Legendary trainer Gai Waterhouse inducted into Hall of Fame
Gai Waterhouse's groundbreaking career in racing is set to be recognised with her induction as a general member into the Sport Australia Hall of Fame this Thursday.
Waterhouse joins her father Tommy Smith as a Hall of Fame member and in doing so, the pair make history as the first father-daughter pair to both receive the prestigious accolade.
Waterhouse becomes the fifth horse trainer in the 168-year history of the profession to be inducted into the Sport Australia Hall of Fame, joining Bart Cummings, Etienne de Mestre, Tommy Smith and Colin Hayes.
General membership of the Sport Australia Hall of Fame was established to recognise those who have shown excellence and outstanding achievements in roles supportive to Australian sport, such as administration, coaching/training, media or science.
"It's a lifetime dream come true," said Waterhouse of her gong.
"It's very special to be recognised at this stage – even though I'm still training. And it means so much more to be in the Hall of Fame with Dad.
"If he was looking down he'd be extremely pleased, and he'd probably say it was well overdue. He'd be very happy and probably have wished that he and Mum were here to see it. But I feel they will both still be there in spirit."

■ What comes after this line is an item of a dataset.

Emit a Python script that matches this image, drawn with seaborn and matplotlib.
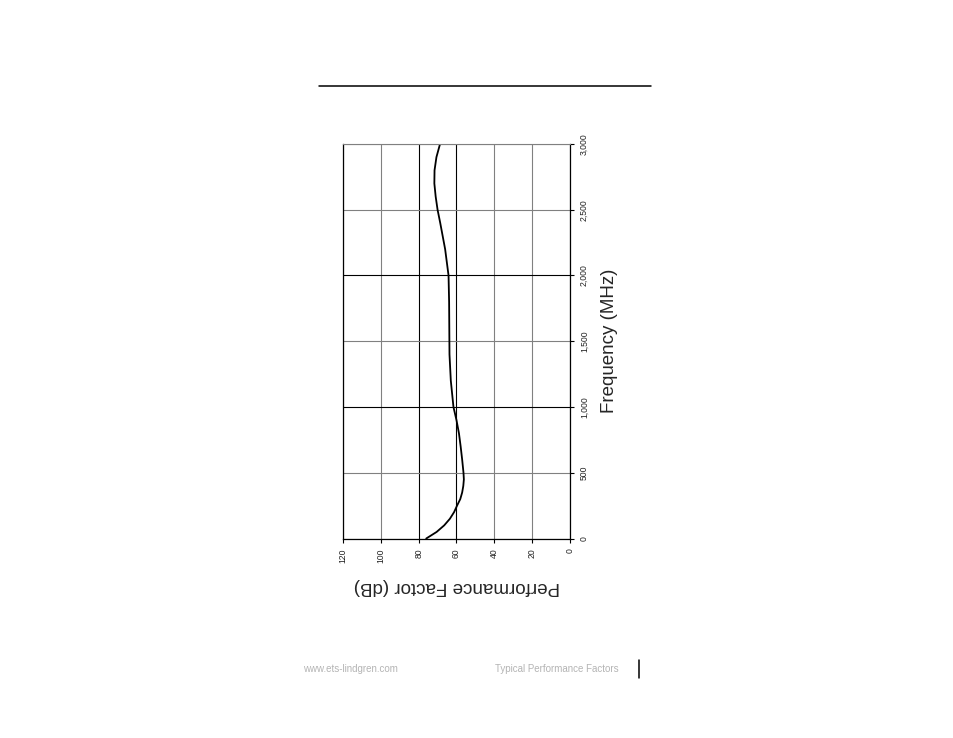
import matplotlib
matplotlib.use("Agg")
import matplotlib.pyplot as plt
import seaborn as sns
import pandas as pd

# ==============================
# DATA
# ==============================
freq_mhz = [0, 50, 100, 150, 200, 250, 300, 350, 400, 450, 500, 600, 700, 800,
            900, 1000, 1200, 1400, 1600, 1800, 2000, 2200, 2400, 2500, 2600,
            2700, 2800, 2900, 3000]
perf_db = [76.0, 70.5, 66.5, 63.5, 61.3, 59.7, 58.0, 57.0, 56.4, 56.1, 56.3,
           57.0, 57.8, 58.7, 60.0, 61.6, 63.0, 63.7, 63.8, 63.9, 64.2, 66.0,
           68.6, 70.0, 71.0, 71.7, 71.6, 70.6, 68.7]

freq_ticks = [0, 500, 1000, 1500, 2000, 2500, 3000]
freq_labels = ["0", "500", "1,000", "1,500", "2,000", "2,500", "3,000"]
db_ticks = [0, 20, 40, 60, 80, 100, 120]
db_labels = ["0", "20", "40", "60", "80", "100", "120"]

df = pd.DataFrame({"Frequency (MHz)": freq_mhz, "Performance Factor (dB)": perf_db})

# ==============================
# STYLE
# ==============================
sns.set_style("white")
plt.rcParams["font.family"] = ["Liberation Sans", "DejaVu Sans"]

fig = plt.figure(figsize=(9.54, 7.38), dpi=100)
ax = fig.add_axes([0.3595, 0.2703, 0.238, 0.5346])

# chart is drawn rotated 90 degrees: frequency runs up, dB runs right-to-left
sns.lineplot(data=df, x="Performance Factor (dB)", y="Frequency (MHz)",
             sort=False, estimator=None, color="black", linewidth=1.3, ax=ax)

ax.set_xlim(120, 0)
ax.set_ylim(0, 3000)

ax.set_xticks(db_ticks)
ax.set_xticklabels(db_labels, rotation=90, fontsize=6.2, color="#222222")
ax.set_yticks(freq_ticks)
ax.set_yticklabels(freq_labels, rotation=90, fontsize=6.2, color="#222222",
                   va="center")
ax.yaxis.tick_right()
ax.yaxis.set_label_position("right")
ax.tick_params(axis="both", direction="out", length=3, width=0.8,
               color="black", pad=4)
ax.tick_params(axis="y", left=False, right=True)
ax.tick_params(axis="x", bottom=True)

# gridlines
ax.grid(True, color="#808080", linewidth=0.8)
for val, line in zip(db_ticks, ax.xaxis.get_gridlines()):
    if val in (60, 80):
        line.set_color("black")
for val, line in zip(freq_ticks, ax.yaxis.get_gridlines()):
    if val in (1000, 2000):
        line.set_color("black")

for side in ["left", "right", "bottom"]:
    ax.spines[side].set_color("black")
    ax.spines[side].set_linewidth(0.9)
ax.spines["top"].set_color("#808080")
ax.spines["top"].set_linewidth(0.8)

ax.set_ylabel("Frequency (MHz)", rotation=90, fontsize=13.5, labelpad=9)
ax.set_xlabel("Performance Factor (dB)", rotation=180, fontsize=13.5, labelpad=11)

# page decorations
fig.add_artist(plt.Line2D([319 / 954, 651 / 954], [1 - 86 / 738, 1 - 86 / 738],
                          color="black", linewidth=1.1))
fig.add_artist(plt.Line2D([639 / 954, 639 / 954], [1 - 660 / 738, 1 - 678 / 738],
                          color="black", linewidth=1.1))
fig.text(303 / 954, 1 - 669 / 738, "www.ets-lindgren.com", fontsize=7,
         color="#b4b4b4", va="center", ha="left")
fig.text(495 / 954, 1 - 669 / 738, "Typical Performance Factors", fontsize=7,
         color="#b4b4b4", va="center", ha="left")

plt.savefig("out.png", dpi=100)
plt.close()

Having trained more than 7,000 winners across more than two decades, Waterhouse's track achievements include 156 metropolitan wins in a season (equalling her father's record), 138 Group 1 wins and seven Sydney trainers' premierships.
In 2013 with her horse Fiorente, Waterhouse became only the second woman, and the first Australian woman, to train the winner of the nation's most iconic race, the Melbourne Cup.
Waterhouse, 64, struggled to get her start in training, after a disputed battle to obtain her licence from the Australian Jockey Club which ended up in the courts where Waterhouse eventually won and saw 'The Waterhouse Amendment' brought to the anti-discrimination act.
Finally granted a licence in 1992, Waterhouse enjoyed immediate success, training her first Group 1 winner later that year – Te Akau Nick in the Metropolitan Handicap.
She took over her father's Tulloch Lodge Stable after he became ill in 1994 and trained quality colt Nothin' Leica Dane to win the Victoria Derby before finishing a gallant second in the Melbourne Cup, a race no three-year-old had won since Skipton in 1941.
Waterhouse won the Sydney premiership in the 1996-97 season, with 10 Group 1 wins. In 2002-03, she won the first of three successive premierships, training 156 winners to equal her father's Sydney record.
She has won most of Australia's biggest races multiple times, earning several hundred million dollars for connections, but her crowning moment came in 2013 training the Melbourne Cup victor, Fiorente.
"It was one of my greatest moments," Waterhouse said.
"No one realises until you've actually won the Melbourne Cup that it is life changing.
"When people said that, I thought, 'I can't believe that', but it is life changing. It is the ultimate satisfaction and propels you to extraordinary prominence in the eyes of the average Australian – that doesn't exist with any other race."
Hall Of Fame selection committee chairman Rob de Castella said: "Gai is an individual who has changed the landscape of sport. Her success, profile and drive has stood out above all others."